Archived article

Please note that tax, investment, pension and ISA rules can change and the information and any views contained in this article may now be inaccurate.

Hottest tech IPO of 2020 remains years away from profits or positive cash flow
Thursday 15 Apr 2021 Author: Steven Frazer

As one of the hottest names to join the stock market in 2020, investors have bet big on US-listed cloud data analytics business Snowflake.

Its software allows organisations to manage and analyse large quantities and diverse types of data across the cloud in a single, easy to use platform. Think of it as a layer of tools that sit on top of the cloud infrastructure provided by Amazon’s AWS, Google Cloud and Microsoft’s Azure.

We are living through an exponential explosion of data, with 40 times more bytes in the digital macrocosm than stars in the observable universe. Finding ways to crunch these vast numbers and package them into useful insights is Snowflake’s opportunity.

BUSINESS HISTORY

Set up in 2012, and launching its data warehousing platform three years later, Snowflake has been growing at an astonishing clip even by tech sector standards.

Revenue for the three months to 31 January 2021 (its fourth quarter) hit $190.5 million, representing 117% year-on-year growth.

But analysts believe the true indicator of Snowflake’s growth potential is contracted future commitments from customers, or what the company calls remaining performance obligations. This jumped 213% in its fourth quarter to $1.3 billion.

Snowflake is not only adding new customers at a rapid clip, but it is also better monetising its existing users. Snowflake’s net revenue retention rate, which is the percentage of revenue retained from the prior year after factoring for upgrades, downgrade and churn, stood at 168%. This indicates that its 4,100-plus existing customers continue to spend more. 

Seventy-seven customers spend more than $1 million a year with Snowflake, up from 65 in October.

BEST OF FRENEMIES

There is fierce competition from the likes of US-listed peers Oracle, MongoDB, Teradata and privately-owned Databricks, for example, but also from the cloud platforms it uses; Amazon’s Redshift, Microsoft’s Azure Synapse, and Google’s Big Query, creating a ‘frenemy’ relationship, as investment bank UBS calls it.

Snowflake acknowledges the risk that Amazon, Microsoft and Google could use control of their public clouds to embed innovations or privileged capabilities for their competing offerings or bundle their competing products.

Yet this ‘frenemy’ relationship is not unique. Importantly, UBS says the cloud platforms get far more from Snowflake spending on compute and storage infrastructure resources than they lose in the form of lost data warehousing revenues.

Snowflake has the advantage of being platform agnostic, more flexible by separating storage from computing and is seen as easier for customers to use.

$81 BILLION OPPORTUNITY

The company’s addressable market has been estimated at $81 billion, which is just as well since Snowflake is a stock that will be driven exclusively by red hot growth for the foreseeable future because normal valuation metrics are all but redundant.

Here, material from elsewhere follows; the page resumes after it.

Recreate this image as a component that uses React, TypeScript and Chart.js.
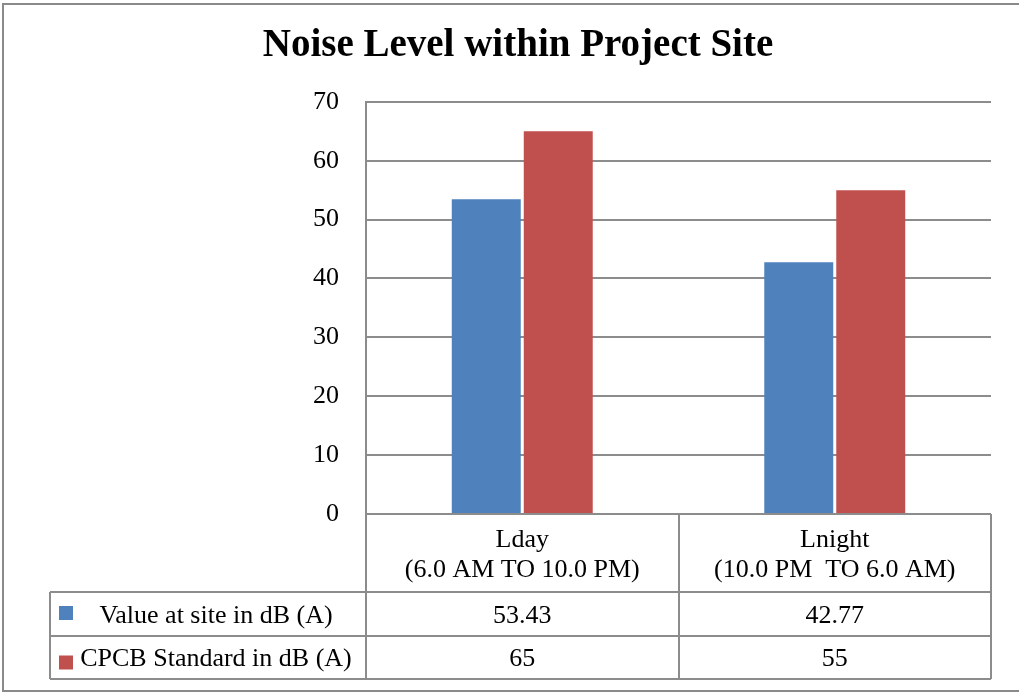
import React, { useEffect, useRef } from 'react';
import { Chart, registerables } from 'chart.js';

Chart.register(...registerables);

// ---- data ----
const chartTitle = 'Noise Level within Project Site';
const categories: string[][] = [
  ['Lday', '(6.0 AM TO 10.0 PM)'],
  ['Lnight', '(10.0 PM  TO 6.0 AM)'],
];
const seriesNames = ['Value at site in dB (A)', 'CPCB Standard in dB (A)'];
const siteValues = [53.43, 42.77];
const cpcbValues = [65, 55];
const yTicks = [0, 10, 20, 30, 40, 50, 60, 70];

// ---- styles ----
const COLORS = ['#4F81BD', '#C0504D'];
const GRID = '#8c8c8c';
const FONT = '"Liberation Serif", "Times New Roman", serif';

const tablePlugin = {
  id: 'dataTable',
  afterDraw(chart: any) {
    const { ctx, chartArea } = chart;
    const left = chartArea.left;
    const right = chartArea.right;
    const top = chartArea.bottom;
    const n = chart.data.labels.length;
    const colW = (right - left) / n;
    const headerH = 78;
    const rowHs = [44, 43];
    const legendLeft = 50;

    ctx.save();
    // outer border
    ctx.strokeStyle = '#8a8a8a';
    ctx.lineWidth = 2;
    ctx.beginPath();
    ctx.moveTo(1030, 4);
    ctx.lineTo(3, 4);
    ctx.lineTo(3, 691);
    ctx.lineTo(1030, 691);
    ctx.stroke();

    // table lines
    ctx.strokeStyle = GRID;
    ctx.lineWidth = 2;
    const rowTops: number[] = [];
    let y = top + headerH;
    chart.data.datasets.forEach((_: any, i: number) => {
      rowTops.push(y);
      y += rowHs[i] ?? 43;
    });
    const tableBottom = y;
    ctx.beginPath();
    for (let i = 0; i <= n; i++) {
      const x = Math.round(left + i * colW);
      ctx.moveTo(x, top);
      ctx.lineTo(x, tableBottom);
    }
    ctx.moveTo(legendLeft, rowTops[0]);
    ctx.lineTo(legendLeft, tableBottom);
    rowTops.forEach((ry) => {
      ctx.moveTo(legendLeft, ry);
      ctx.lineTo(right, ry);
    });
    ctx.moveTo(legendLeft, tableBottom);
    ctx.lineTo(right, tableBottom);
    ctx.stroke();

    // header labels
    ctx.fillStyle = '#000';
    ctx.font = `26px ${FONT}`;
    ctx.textAlign = 'center';
    ctx.textBaseline = 'alphabetic';
    const xs = chart.scales.x;
    chart.data.labels.forEach((lab: string[], i: number) => {
      const cx = xs.getPixelForValue(i);
      lab.forEach((line, j) => {
        ctx.fillText(line, cx, top + 33 + j * 30);
      });
    });

    // rows
    chart.data.datasets.forEach((ds: any, r: number) => {
      const ry = rowTops[r];
      const rh = rowHs[r] ?? 43;
      const base = ry + rh * 0.7;
      // legend key
      ctx.fillStyle = ds.backgroundColor;
      ctx.fillRect(59, ry + rh / 2 - 8 + r * 6, 14, 14);
      ctx.fillStyle = '#000';
      ctx.textAlign = 'center';
      ctx.fillText(ds.label, 216, base);
      ds.data.forEach((v: number, i: number) => {
        ctx.fillText(String(v), xs.getPixelForValue(i), base);
      });
    });
    ctx.restore();
  },
};

export default function App() {
  const ref = useRef<HTMLCanvasElement>(null);
  useEffect(() => {
    const chart = new Chart(ref.current as HTMLCanvasElement, {
      type: 'bar',
      data: {
        labels: categories as any,
        datasets: [
          {
            label: seriesNames[0],
            data: siteValues,
            backgroundColor: COLORS[0],
            borderWidth: 0,
            categoryPercentage: 0.4608,
            barPercentage: 0.958,
          },
          {
            label: seriesNames[1],
            data: cpcbValues,
            backgroundColor: COLORS[1],
            borderWidth: 0,
            categoryPercentage: 0.4608,
            barPercentage: 0.958,
          },
        ],
      },
      options: {
        animation: false,
        responsive: false,
        layout: { padding: { top: 0, left: 45, right: 28, bottom: 178 } },
        plugins: {
          legend: { display: false },
          tooltip: { enabled: false },
          title: {
            display: true,
            text: chartTitle,
            color: '#000',
            font: { family: FONT, size: 39, weight: 'bold', lineHeight: 1.2 },
            padding: { top: 23, bottom: 32 },
          },
        },
        scales: {
          x: { display: false },
          y: {
            min: 0,
            max: 70,
            afterBuildTicks: (s: any) => {
              s.ticks = yTicks.map((v) => ({ value: v }));
            },
            afterFit: (s: any) => {
              s.width = 321;
            },
            ticks: {
              padding: 27,
              color: '#000',
              font: { family: FONT, size: 26 },
            },
            grid: { color: GRID, lineWidth: 2, drawTicks: false },
            border: { display: true, color: GRID, width: 2 },
          },
        },
      },
      plugins: [tablePlugin],
    } as any);
    return () => chart.destroy();
  }, []);
  return (
    <div style={{ position: 'fixed', left: 0, top: 0, width: 1019, height: 692, background: '#fff' }}>
      <canvas ref={ref} width={1019} height={692} style={{ display: 'block' }} />
    </div>
  );
}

In a research note by analysts at UBS in March, price to earnings, EBITDA (earnings before interest, tax, depreciation and amortisation) margins, return on invested capital and return on equity were all rated ‘not meaningful’ for this year, nor will they be until around 2025/6. Operating cash flow will be negative until 2026, UBS forecasts.

That makes valuing Snowflake very tricky.

WARREN BUFFETT IS A FAN

The stock listed at $120 in September 2020 after  Snowflake raised $3.4 billion of growth funding.

The business was valued at $33 billion upon joining the stock market, making it one of the largest software IPOs (initial public offerings) ever and almost three times its February 2020 valuation.

Investors chased the stock regardless, including world-famous Warren Buffett, who saw enough to buy a 12% stake worth $570 million in a huge departure from his normal cash and profits-first investment strategy.

By the end of its first day of trading the stock had jumped 110%, and by December it had hit $390, more than three times its listing price.

Various factors have since served to pull the stock down from those lofty peaks to $233.75, still nearly twice the IPO price. Yet even now Snowflake trades on almost 62 times the $1.09 billion of sales it is forecast to make in the financial year ending 31 January 2022. If that doesn’t knock your socks off, the fact Snowflake isn’t forecast to make a net profit until January 2025 just might.

A sky-high stock rating leaves Snowflake vulnerable to a big share price decline if it cannot meet growth forecasts or on any other negative news. UBS has a 12-month price target of $275, implying a January 2023 enterprise value to sales multiple of 49, about twice its high-growth software peers.

Ten years from now, we might look back and realise Snowflake’s share price in April 2021 was a bargain, but it’s impossible to say.

Still years away from profits and positive cash flows, and at the mercy of wild market mood swings, we side with the view of Randall Dishmon, manager of the Invesco Global Focus Fund (BJ04HD6), that Snowflake is a potentially great company but on a valuation that is too rich to warrant buying now.